The government could also introduce a policy where, should a project outperform targets or come in under budget, some small-but-meaningful share of the proportional benefit is awarded as bonus payments to the civil servants who negotiated and administered the contract, regardless of whether they have since moved on. This would act as a strong individual incentive to run procurement contracts well. As it is, low pay and the government’s reliance on external consultancy for strategy roles means that talented civil servant’s strongest career incentive is to take their skills private and use their knowledge to negotiate against the public purse.
In the medium term, the government should pursue many of the much-discussed avenues for civil service reform.
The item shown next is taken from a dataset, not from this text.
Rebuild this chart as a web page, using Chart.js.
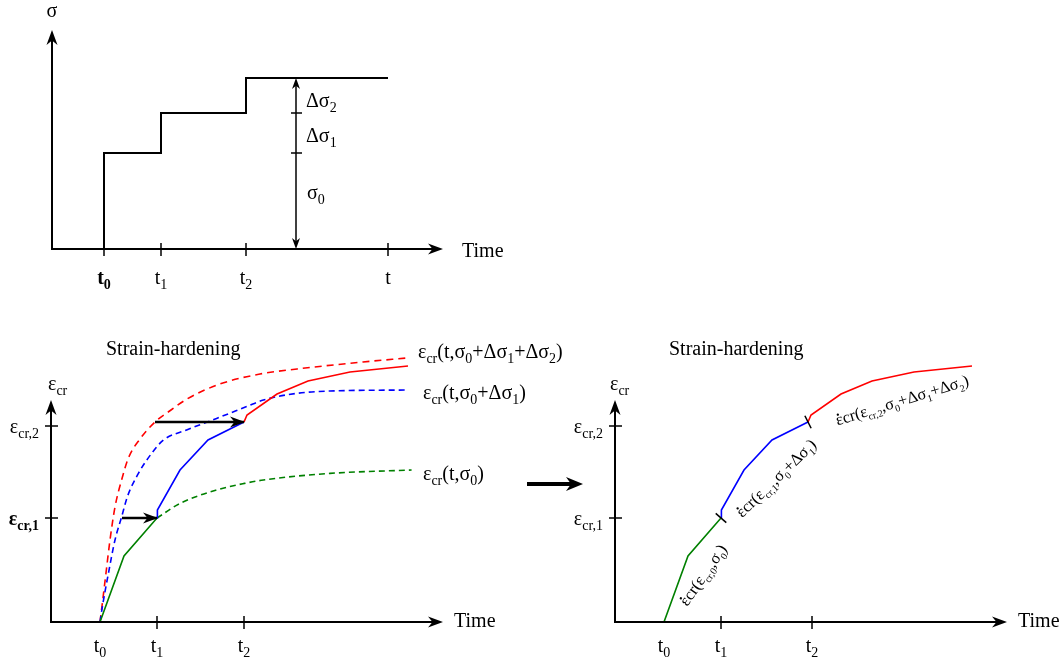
<!DOCTYPE html>
<html lang="en">
<head>
<meta charset="UTF-8" />
<title>Strain-hardening</title>
<style>
  body { margin: 0; background: #fff; overflow: hidden; }
  .page { position: relative; width: 1063px; height: 664px; }
  .page canvas { position: absolute; left: 0; top: 0; }
</style>
</head>
<body>
<div class="page">
  <canvas id="stressChart" width="1063" height="664"></canvas>
  <canvas id="hardeningChart" width="1063" height="664"></canvas>
  <canvas id="compositeChart" width="1063" height="664"></canvas>
</div>

<script src="https://cdn.jsdelivr.net/npm/chart.js"></script>
<script>
// ---- stress history (top) ----
// stepped 'after': each level holds from the previous time up to this one
const stressTimes  = [2.6, 5.45, 9.7, 16.8];
const stressLevels = [0, 4.8, 6.8, 8.55];
const stressTickValues = [2.6, 5.45, 9.7, 16.8];
const stressTickLabels = ['t_{0}', 't_{1}', 't_{2}', 't'];
const deltaArrowTime = 12.2;
const deltaMarks = [4.8, 6.8];

// ---- creep curves (bottom) ----
const timeTickLabels = ['t_{0}', 't_{1}', 't_{2}'];
const hardTickValues = [2.45, 5.3, 9.65];
const compTickValues = [2.45, 5.3, 9.85];
const strainTickValues = [5.2, 9.8];
const strainTickLabels = ['ε_{cr,1}', 'ε_{cr,2}'];

// dashed: creep curves at constant stress
const greenDashT = [5.3, 6.45, 8.28, 9.67, 10.62, 13.95, 18.03];
const greenDashE = [5.2, 5.93, 6.6, 6.93, 7.1, 7.43, 7.6];
const blueDashT = [2.45, 2.57, 2.87, 3.2, 3.53, 3.82, 4.37, 5.03, 5.62, 6.78, 8.28, 9.78, 10.62, 12.28, 13.95, 17.85];
const blueDashE = [0, 0.77, 2.43, 4.1, 5.25, 6.27, 7.43, 8.43, 9.1, 9.6, 10.18, 10.77, 11.1, 11.43, 11.55, 11.6];
const redDashT = [2.45, 2.55, 2.75, 2.95, 3.2, 3.53, 3.87, 4.45, 5.2, 6.0, 6.8, 8.45, 10.45, 12.3, 15.6, 17.8];
const redDashE = [0, 0.8, 2.45, 4.1, 5.75, 7.1, 8.2, 9.15, 10.0, 10.6, 11.15, 11.9, 12.4, 12.65, 13.0, 13.2];

// solid: strain-hardening path
const pathS0T = [2.45, 3.65, 5.3];
const pathS0E = [0, 3.3, 5.2];
const pathS1T = [5.3, 5.32, 6.45, 7.85, 9.65];
const pathS1E = [5.2, 5.6, 7.6, 9.1, 10.0];
const pathS2T = [9.65, 9.8, 11.3, 12.85, 14.95, 17.85];
const pathS2E = [10.0, 10.35, 11.4, 12.05, 12.5, 12.8];

// horizontal shifts (equal strain)
const shift1T = [3.55, 5.3];
const shift1E = [5.2, 5.2];
const shift2T = [5.2, 9.65];
const shift2E = [10.0, 10.0];

const UNIT = 20;          // px per unit on both axes
const PAGE_W = 1063, PAGE_H = 664;
const FONT = '"Liberation Serif", "Times New Roman", serif';
const RED = '#ff0000', BLUE = '#0000ff', GREEN = '#008000';

function frame(originX, originY, xMax, yMax) {
  return {
    left: originX,
    bottom: PAGE_H - originY,
    right: PAGE_W - originX - xMax * UNIT,
    top: originY - yMax * UNIT
  };
}

function series(xs, ys, color, extra) {
  return Object.assign({
    data: xs.map((x, i) => ({ x: x, y: ys[i] })),
    borderColor: color,
    borderWidth: 1.6,
    pointRadius: 0,
    fill: false,
    tension: 0,
    clip: false
  }, extra || {});
}

function dashed(xs, ys, color, dash) {
  return series(xs, ys, color, { borderDash: dash, tension: 0.4, cubicInterpolationMode: 'monotone' });
}

// text with _{subscript} and a combining dot (U+0307) over the previous char
function parseRich(str) {
  const parts = [];
  const re = /_\{([^}]*)\}|\u0307/g;
  let last = 0, m;
  while ((m = re.exec(str))) {
    if (m.index > last) parts.push({ t: str.slice(last, m.index), sub: false });
    if (m[0] === '\u0307') parts.push({ dot: true });
    else parts.push({ t: m[1], sub: true });
    last = re.lastIndex;
  }
  if (last < str.length) parts.push({ t: str.slice(last), sub: false });
  return parts;
}

function drawRich(ctx, str, x, y, size, align, bold, subRatio) {
  const parts = parseRich(str);
  const subSize = Math.round(size * (subRatio || 0.7));
  const w8 = bold ? 'bold ' : '';
  const fontOf = p => w8 + (p.sub ? subSize : size) + 'px ' + FONT;
  let total = 0;
  parts.forEach(p => {
    if (p.dot) { p.w = 0; return; }
    ctx.font = fontOf(p);
    p.w = ctx.measureText(p.t).width;
    total += p.w;
  });
  let cx = align === 'center' ? x - total / 2 : align === 'right' ? x - total : x;
  const base = y + size * 0.33;
  ctx.textAlign = 'left';
  ctx.textBaseline = 'alphabetic';
  let prevLastW = 0;
  parts.forEach(p => {
    if (p.dot) {
      ctx.beginPath();
      ctx.arc(cx - prevLastW / 2, base - size * 0.62, size * 0.07, 0, Math.PI * 2);
      ctx.fill();
      return;
    }
    ctx.font = fontOf(p);
    ctx.fillText(p.t, cx, base + (p.sub ? size * 0.26 : 0));
    prevLastW = ctx.measureText(p.t.slice(-1)).width;
    cx += p.w;
  });
}

function arrowHead(ctx, x, y, angle, len, half) {
  ctx.save();
  ctx.translate(x, y);
  ctx.rotate(angle);
  ctx.beginPath();
  ctx.moveTo(0, 0);
  ctx.lineTo(-len, -half);
  ctx.lineTo(-len * 0.7, 0);
  ctx.lineTo(-len, half);
  ctx.closePath();
  ctx.fill();
  ctx.restore();
}

function diagramPlugin(cfg) {
  return {
    id: 'diagram',
    afterDatasetsDraw(chart) {
      const ctx = chart.ctx;
      const X = v => chart.scales.x.getPixelForValue(v);
      const Y = v => chart.scales.y.getPixelForValue(v);
      ctx.save();
      ctx.fillStyle = '#000';
      ctx.strokeStyle = '#000';

      // arrowheads on datasets flagged arrowEnd
      chart.data.datasets.forEach((ds, i) => {
        if (!ds.arrowEnd) return;
        const pts = chart.getDatasetMeta(i).data;
        const a = pts[pts.length - 2], b = pts[pts.length - 1];
        arrowHead(ctx, b.x + 1, b.y, Math.atan2(b.y - a.y, b.x - a.x), 15, 5.5);
      });

      // axes
      const x0 = X(0), y0 = Y(0), xe = X(cfg.xEnd), ye = Y(cfg.yEnd);
      ctx.lineWidth = 2;
      ctx.beginPath();
      ctx.moveTo(x0, ye + 8);
      ctx.lineTo(x0, y0);
      ctx.lineTo(xe - 8, y0);
      ctx.stroke();
      arrowHead(ctx, xe, y0, 0, 15, 5.5);
      arrowHead(ctx, x0, ye, -Math.PI / 2, 15, 5.5);

      // ticks
      ctx.lineWidth = 1.5;
      cfg.xTicks.forEach((v, i) => {
        if (cfg.skipXTick && cfg.skipXTick.includes(i)) return;
        ctx.beginPath();
        ctx.moveTo(X(v), y0 - 6);
        ctx.lineTo(X(v), y0 + 7);
        ctx.stroke();
      });
      (cfg.yTicks || []).forEach(v => {
        ctx.beginPath();
        ctx.moveTo(x0 - 6, Y(v));
        ctx.lineTo(x0 + 7, Y(v));
        ctx.stroke();
      });

      // tick labels
      cfg.xTicks.forEach((v, i) => {
        drawRich(ctx, cfg.xLabels[i], X(v), Y(cfg.xLabelY), 20, 'center', (cfg.boldX || []).includes(i));
      });
      (cfg.yTicks || []).forEach((v, i) => {
        drawRich(ctx, cfg.yLabels[i], X(cfg.yLabelX), Y(v), 20, 'right', (cfg.boldY || []).includes(i));
      });

      // free texts
      (cfg.texts || []).forEach(t => {
        ctx.save();
        ctx.translate(X(t.x), Y(t.y));
        if (t.angle) ctx.rotate(t.angle * Math.PI / 180);
        drawRich(ctx, t.text, 0, 0, t.size || 20, t.align || 'left', t.bold, t.sub);
        ctx.restore();
      });

      if (cfg.extra) cfg.extra(ctx, X, Y, chart);
      ctx.restore();
    }
  };
}

function makeChart(id, datasets, originX, originY, xMax, yMax, cfg) {
  return new Chart(document.getElementById(id), {
    type: 'line',
    data: { datasets: datasets },
    options: {
      responsive: false,
      animation: false,
      events: [],
      layout: { padding: frame(originX, originY, xMax, yMax) },
      scales: {
        x: { type: 'linear', min: 0, max: xMax, display: false },
        y: { type: 'linear', min: 0, max: yMax, display: false }
      },
      plugins: { legend: { display: false }, tooltip: { enabled: false } }
    },
    plugins: [diagramPlugin(cfg)]
  });
}

// ---- top: stepped stress history ----
makeChart('stressChart', [
  series(stressTimes, stressLevels, '#000', { borderWidth: 2, stepped: 'after' })
], 52, 249, 20, 12, {
  xEnd: 19.55, yEnd: 10.95,
  xTicks: stressTickValues, xLabels: stressTickLabels, xLabelY: -1.4, boldX: [0],
  texts: [
    { text: 'σ', x: 0, y: 11.95, align: 'center' },
    { text: 'Time', x: 20.5, y: -0.05 },
    { text: 'Δσ_{2}', x: 12.7, y: 7.45 },
    { text: 'Δσ_{1}', x: 12.7, y: 5.7 },
    { text: 'σ_{0}', x: 12.75, y: 2.85 }
  ],
  extra(ctx, X, Y) {
    const ax = X(deltaArrowTime);
    const top = stressLevels[stressLevels.length - 1];
    ctx.lineWidth = 1.5;
    ctx.beginPath();
    ctx.moveTo(ax, Y(top) + 6);
    ctx.lineTo(ax, Y(0) - 6);
    ctx.stroke();
    arrowHead(ctx, ax, Y(top), -Math.PI / 2, 11, 4);
    arrowHead(ctx, ax, Y(0), Math.PI / 2, 11, 4);
    deltaMarks.forEach(v => {
      ctx.beginPath();
      ctx.moveTo(ax - 5, Y(v));
      ctx.lineTo(ax + 6, Y(v));
      ctx.stroke();
    });
  }
});

// ---- bottom left: curves and shifts ----
makeChart('hardeningChart', [
  series(shift1T, shift1E, '#000', { borderWidth: 2.5, arrowEnd: true }),
  series(shift2T, shift2E, '#000', { borderWidth: 2.5, arrowEnd: true }),
  series(pathS0T, pathS0E, GREEN),
  series(pathS1T, pathS1E, BLUE),
  series(pathS2T, pathS2E, RED),
  dashed(greenDashT, greenDashE, GREEN, [6, 4]),
  dashed(blueDashT, blueDashE, BLUE, [6, 4]),
  dashed(redDashT, redDashE, RED, [7, 5])
], 51, 622, 20, 14, {
  xEnd: 19.6, yEnd: 11.1,
  xTicks: hardTickValues, xLabels: timeTickLabels, xLabelY: -1.15, skipXTick: [0],
  yTicks: strainTickValues, yLabels: strainTickLabels, yLabelX: -0.6, boldY: [0],
  texts: [
    { text: 'Strain-hardening', x: 2.75, y: 13.7 },
    { text: 'ε_{cr}', x: -0.15, y: 11.95 },
    { text: 'Time', x: 20.15, y: 0.1 },
    { text: 'ε_{cr}(t,σ_{0}+Δσ_{1}+Δσ_{2})', x: 18.35, y: 13.55 },
    { text: 'ε_{cr}(t,σ_{0}+Δσ_{1})', x: 18.6, y: 11.5 },
    { text: 'ε_{cr}(t,σ_{0})', x: 18.6, y: 7.45 }
  ]
});

// ---- bottom right: resulting creep path ----
makeChart('compositeChart', [
  series(pathS0T, pathS0E, GREEN),
  series(pathS1T, pathS1E, BLUE),
  series(pathS2T, pathS2E, RED)
], 615, 622, 20, 14, {
  xEnd: 19.6, yEnd: 11.1,
  xTicks: compTickValues, xLabels: timeTickLabels, xLabelY: -1.15, skipXTick: [0],
  yTicks: strainTickValues, yLabels: strainTickLabels, yLabelX: -0.6,
  texts: [
    { text: 'Strain-hardening', x: 2.7, y: 13.7 },
    { text: 'ε_{cr}', x: -0.25, y: 11.95 },
    { text: 'Time', x: 20.15, y: 0.1 },
    { text: 'ε\u0307cr(ε_{cr,0},σ_{0})', x: 4.4, y: 2.35, size: 16.5, sub: 0.62, align: 'center', angle: -55 },
    { text: 'ε\u0307cr(ε_{cr,1},σ_{0}+Δσ_{1})', x: 8.05, y: 7.2, size: 16.5, sub: 0.62, align: 'center', angle: -44 },
    { text: 'ε\u0307cr(ε_{cr,2},σ_{0}+Δσ_{1}+Δσ_{2})', x: 14.35, y: 11.1, size: 16.5, sub: 0.62, align: 'center', angle: -17 }
  ],
  extra(ctx, X, Y) {
    // junction marks across the path
    ctx.lineWidth = 1.5;
    [[pathS0T, pathS0E], [pathS1T, pathS1E]].forEach(([ts, es]) => {
      const n = ts.length;
      const ax = X(ts[n - 2]), ay = Y(es[n - 2]), bx = X(ts[n - 1]), by = Y(es[n - 1]);
      const d = Math.hypot(bx - ax, by - ay);
      const nx = -(by - ay) / d, ny = (bx - ax) / d;
      ctx.beginPath();
      ctx.moveTo(bx - nx * 7, by - ny * 7);
      ctx.lineTo(bx + nx * 7, by + ny * 7);
      ctx.stroke();
    });
    // big arrow between the two panels
    ctx.lineWidth = 4;
    ctx.beginPath();
    ctx.moveTo(X(-4.4), Y(6.9));
    ctx.lineTo(X(-1.6) - 10, Y(6.9));
    ctx.stroke();
    arrowHead(ctx, X(-1.6), Y(6.9), 0, 17, 7);
  }
});
</script>
</body>
</html>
Specialists – both in the field of the contract being commissioned, and in the art of negotiation itself – are rare. IT, commercial, project management and statistical skills are all key areas for improvement. Civil servants are also encouraged to move between roles on a regular basis by a pay structure that rewards frequent shifts over developing a specialism. Lower churn would increase personal accountability and stimulate long-term skills development.
Last, successive governments should work to rebuild the capacity of the civil service to perform some projects entirely in house. This is and should not be seen as a fundamentally statist project – only a recognition that the principal benefits of private procurement occur when competition is fierce, and so in some cases, the state may need to act as a “competitor of last resort”. This is particularly important in sectors where high start-up costs deter competition (e.g., defence) or where the outcome is so politically important as to put pressure on Whitehall to conclude contracts quickly (e.g., health).
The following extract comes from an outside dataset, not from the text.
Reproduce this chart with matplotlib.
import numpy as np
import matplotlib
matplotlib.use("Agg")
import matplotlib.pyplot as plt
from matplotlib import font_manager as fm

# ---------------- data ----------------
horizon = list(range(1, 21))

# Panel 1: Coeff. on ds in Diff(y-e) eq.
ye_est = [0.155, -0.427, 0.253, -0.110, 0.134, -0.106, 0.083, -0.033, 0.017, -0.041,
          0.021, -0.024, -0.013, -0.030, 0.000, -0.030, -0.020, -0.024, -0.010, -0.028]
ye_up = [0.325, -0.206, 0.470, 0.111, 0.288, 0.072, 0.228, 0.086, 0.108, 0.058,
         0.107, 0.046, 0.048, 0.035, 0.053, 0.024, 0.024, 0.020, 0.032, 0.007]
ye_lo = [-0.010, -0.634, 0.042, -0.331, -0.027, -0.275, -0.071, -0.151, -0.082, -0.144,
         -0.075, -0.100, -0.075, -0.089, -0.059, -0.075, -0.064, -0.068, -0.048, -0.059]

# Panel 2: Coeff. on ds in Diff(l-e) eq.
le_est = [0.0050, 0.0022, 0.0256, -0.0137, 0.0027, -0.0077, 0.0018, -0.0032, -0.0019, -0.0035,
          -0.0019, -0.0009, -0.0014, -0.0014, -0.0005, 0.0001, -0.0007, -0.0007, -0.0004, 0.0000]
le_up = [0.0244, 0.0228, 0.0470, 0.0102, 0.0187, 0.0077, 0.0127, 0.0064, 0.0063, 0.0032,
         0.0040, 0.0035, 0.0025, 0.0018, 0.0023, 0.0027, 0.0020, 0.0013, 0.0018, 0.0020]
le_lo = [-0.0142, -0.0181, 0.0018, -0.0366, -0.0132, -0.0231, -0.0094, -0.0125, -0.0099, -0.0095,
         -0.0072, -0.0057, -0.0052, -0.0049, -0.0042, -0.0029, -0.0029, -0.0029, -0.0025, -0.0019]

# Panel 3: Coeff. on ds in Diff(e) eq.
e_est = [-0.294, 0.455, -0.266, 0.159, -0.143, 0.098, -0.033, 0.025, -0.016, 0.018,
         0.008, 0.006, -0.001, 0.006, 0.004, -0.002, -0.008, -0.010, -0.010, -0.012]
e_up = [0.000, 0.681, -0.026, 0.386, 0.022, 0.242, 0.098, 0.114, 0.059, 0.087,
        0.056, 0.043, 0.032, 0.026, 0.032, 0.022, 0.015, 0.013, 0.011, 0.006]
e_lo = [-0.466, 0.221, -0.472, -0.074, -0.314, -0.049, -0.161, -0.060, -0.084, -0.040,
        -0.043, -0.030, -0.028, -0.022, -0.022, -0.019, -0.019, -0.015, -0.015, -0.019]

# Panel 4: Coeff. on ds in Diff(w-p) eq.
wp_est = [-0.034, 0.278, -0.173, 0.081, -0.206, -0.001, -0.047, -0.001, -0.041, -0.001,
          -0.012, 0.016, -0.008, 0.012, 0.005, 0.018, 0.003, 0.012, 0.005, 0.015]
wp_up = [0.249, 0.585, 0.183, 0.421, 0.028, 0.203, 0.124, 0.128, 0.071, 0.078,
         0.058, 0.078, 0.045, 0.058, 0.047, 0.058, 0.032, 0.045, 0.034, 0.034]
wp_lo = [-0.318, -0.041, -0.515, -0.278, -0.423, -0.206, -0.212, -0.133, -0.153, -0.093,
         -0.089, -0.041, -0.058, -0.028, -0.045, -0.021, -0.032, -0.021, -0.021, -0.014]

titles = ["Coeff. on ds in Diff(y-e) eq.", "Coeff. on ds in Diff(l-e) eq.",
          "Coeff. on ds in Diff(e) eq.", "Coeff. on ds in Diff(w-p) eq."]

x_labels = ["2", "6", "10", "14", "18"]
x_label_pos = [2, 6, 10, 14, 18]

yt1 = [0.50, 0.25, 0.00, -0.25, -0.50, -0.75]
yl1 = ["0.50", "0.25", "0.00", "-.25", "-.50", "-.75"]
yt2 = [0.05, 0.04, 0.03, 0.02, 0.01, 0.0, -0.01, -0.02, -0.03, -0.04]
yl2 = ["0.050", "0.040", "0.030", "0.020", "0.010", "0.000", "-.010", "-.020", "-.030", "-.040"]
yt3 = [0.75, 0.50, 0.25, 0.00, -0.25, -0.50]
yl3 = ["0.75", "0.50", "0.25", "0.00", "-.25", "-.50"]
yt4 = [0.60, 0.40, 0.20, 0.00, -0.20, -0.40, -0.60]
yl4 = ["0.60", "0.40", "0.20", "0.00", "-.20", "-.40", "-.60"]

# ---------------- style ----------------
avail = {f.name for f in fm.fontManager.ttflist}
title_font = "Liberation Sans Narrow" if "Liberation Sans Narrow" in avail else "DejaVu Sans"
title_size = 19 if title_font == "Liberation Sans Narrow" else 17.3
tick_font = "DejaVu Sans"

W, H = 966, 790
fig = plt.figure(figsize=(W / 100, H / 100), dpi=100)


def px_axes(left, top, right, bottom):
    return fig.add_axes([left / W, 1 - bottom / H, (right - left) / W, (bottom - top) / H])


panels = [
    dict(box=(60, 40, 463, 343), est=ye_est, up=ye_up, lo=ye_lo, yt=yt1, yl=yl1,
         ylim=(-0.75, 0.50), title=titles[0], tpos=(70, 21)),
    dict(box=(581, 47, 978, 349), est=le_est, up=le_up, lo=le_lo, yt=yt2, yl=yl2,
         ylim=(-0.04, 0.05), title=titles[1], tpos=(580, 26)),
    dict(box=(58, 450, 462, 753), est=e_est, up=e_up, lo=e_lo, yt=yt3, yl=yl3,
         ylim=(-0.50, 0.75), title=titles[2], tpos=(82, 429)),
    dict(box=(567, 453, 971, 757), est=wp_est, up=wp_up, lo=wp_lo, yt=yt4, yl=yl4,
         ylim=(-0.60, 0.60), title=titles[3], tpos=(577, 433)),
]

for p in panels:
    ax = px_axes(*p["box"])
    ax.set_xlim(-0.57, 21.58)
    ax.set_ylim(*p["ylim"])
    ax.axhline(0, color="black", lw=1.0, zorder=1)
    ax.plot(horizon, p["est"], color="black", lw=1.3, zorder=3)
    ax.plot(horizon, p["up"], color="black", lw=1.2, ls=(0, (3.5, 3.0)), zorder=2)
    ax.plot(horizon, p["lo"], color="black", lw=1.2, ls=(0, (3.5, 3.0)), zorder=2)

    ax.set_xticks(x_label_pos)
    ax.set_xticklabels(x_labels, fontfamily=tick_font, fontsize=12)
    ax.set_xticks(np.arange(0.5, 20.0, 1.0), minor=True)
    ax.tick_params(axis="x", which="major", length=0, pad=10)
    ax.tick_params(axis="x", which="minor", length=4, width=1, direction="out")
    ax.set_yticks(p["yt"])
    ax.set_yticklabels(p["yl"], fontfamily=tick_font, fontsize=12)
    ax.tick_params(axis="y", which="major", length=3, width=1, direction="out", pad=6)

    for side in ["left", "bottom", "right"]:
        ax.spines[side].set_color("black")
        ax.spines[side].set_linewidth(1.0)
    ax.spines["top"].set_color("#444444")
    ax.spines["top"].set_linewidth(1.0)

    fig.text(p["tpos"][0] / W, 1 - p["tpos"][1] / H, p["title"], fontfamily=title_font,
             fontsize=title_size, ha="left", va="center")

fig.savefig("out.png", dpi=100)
Building up this capability is more than a question of skills-acquisition, however: governments will need to make the apparently difficult argument that the people who administer the now-more than £1 trillion of government spending deserve similar (or in some cases, superior) career prospects, pay and prestige to their private sector counterparts. Currently there is little to celebrate: Downing Street has often preferred an external corporate pedigree over relevant experience in its selection of consultants for the development of its response to the COVID-19 outbreak.
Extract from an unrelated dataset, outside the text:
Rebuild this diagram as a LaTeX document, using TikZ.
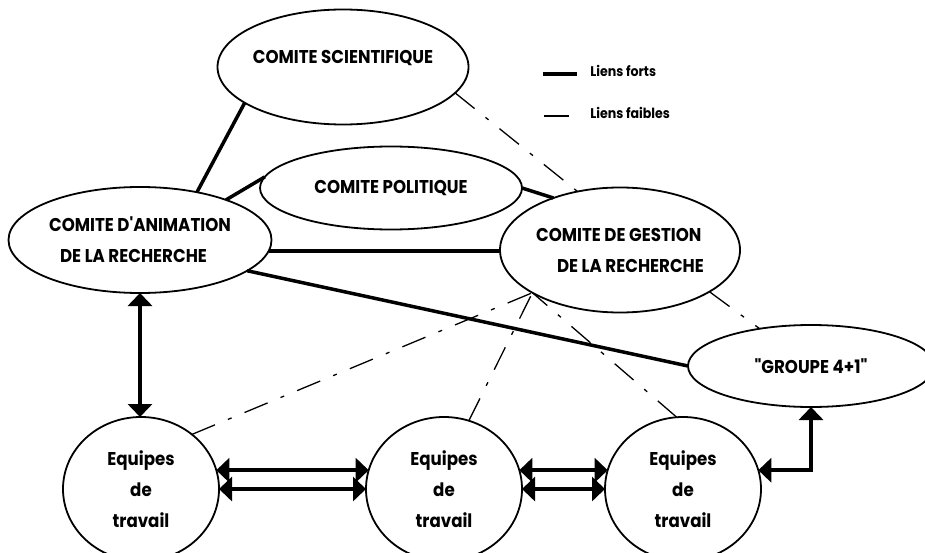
\documentclass[tikz,border=0pt]{standalone}
\usepackage{fontspec}
\newfontfamily\groupfont{Poppins}[FakeStretch=0.9]
\usepackage{tikz}
\usetikzlibrary{shapes.geometric, arrows.meta, positioning}

\begin{document}
\begin{tikzpicture}[x=1pt, y=-1pt, outer sep=0pt]

\tikzstyle{ell}=[ellipse,draw,line width=1.8pt,inner sep=0pt,align=center,font=\groupfont\bfseries\fontsize{18.5}{31}\selectfont]
\tikzstyle{equipe}=[ell,minimum width=156pt,minimum height=144pt]
\tikzstyle{fort}=[line width=3.5pt]
\tikzstyle{faible}=[line width=1.3pt,dash pattern=on 25pt off 14pt on 4pt off 14pt]
\tikzstyle{lien}=[fort,<->,>={Triangle[length=13pt,width=24pt]}]
\tikzstyle{legende}=[anchor=west,font=\groupfont\bfseries\fontsize{14}{16}\selectfont]

\useasboundingbox (0,0) rectangle (925,553);

\node[ell,minimum width=251pt,minimum height=115pt,label={[font=\groupfont\bfseries\fontsize{18.5}{20}\selectfont,yshift=9pt]center:COMITE SCIENTIFIQUE}] (scientifique) at (343,67) {};
\node[ell,minimum width=262pt,minimum height=83pt] (politique) at (391,188) {COMITE POLITIQUE};
\node[ell,minimum width=263pt,minimum height=106pt,align=left] (animation) at (140,240) {COMITE D'ANIMATION\\\hspace*{11pt}DE LA RECHERCHE};
\node[ell,minimum width=240pt,minimum height=125pt,align=left] (gestion) at (620,250) {COMITE DE GESTION\\\hspace*{21pt}DE LA RECHERCHE};
\node[ell,minimum width=246pt,minimum height=82pt] (groupe) at (811,366) {"GROUPE 4+1"};
\node[equipe] (equipes1) at (141,489) {Equipes\\de\\travail};
\node[equipe] (equipes2) [right = 147pt of equipes1] {Equipes\\de\\travail};
\node[equipe] (equipes3) [right = 83pt of equipes2] {Equipes\\de\\travail};

\node[legende] (forts) at (587,71) {Liens forts};
\node[legende] (faibles) at (587,113) {Liens faibles};
\draw[fort] ([xshift=-44pt,yshift=-3pt]forts.west) -- ([xshift=-10pt,yshift=-3pt]forts.west);
\draw[faible] ([xshift=-43pt,yshift=-3pt]faibles.west) -- ([xshift=-18pt,yshift=-3pt]faibles.west);

\draw[fort] (scientifique.200) -- (animation.40);
\draw[fort] (animation.25) -- (politique.175);
\draw[fort] (politique.east) -- (gestion.142);
\draw[fort] (animation.-5) -- (animation.-5 -| gestion.west);
\draw[fort] (animation.-16) -- (groupe.west);

\draw[faible] (scientifique.-13) -- (gestion.126);
\draw[faible] (equipes1.47) -- (gestion.206);
\draw[faible] (equipes2.70) -- (gestion.206);
\draw[faible] (equipes3.95) -- (gestion.206);
\draw[faible] (gestion.-25) -- (groupe.144);

\draw[lien] (animation.south) -- (animation.south |- equipes1.north);
\draw[lien] (equipes1.14) -- (equipes2.166);
\draw[lien] (equipes1.east) -- (equipes2.west);
\draw[lien] (equipes2.14) -- (equipes3.166);
\draw[lien] (equipes2.east) -- (equipes3.west);
\draw[lien] (equipes3.14) -| (groupe.south);
\end{tikzpicture}
\end{document}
While there are numerous short-term measures that can encourage this change – such as raising senior salaries and fewer attempts by Downing Street to do-down Whitehall – this effort would likely have to take place over multiple political generations and therefore more outlandish ideas – such as the formation of a British Sciences-Po or a Crown Consultancy Service – deserve full consideration. Failure to resolve these issues may mean following an American path, where the public’s view of even electoral integrity itself can come to hinge on the reputation of a corporate provider (in this case, of voting machines) almost entirely outside the government’s control.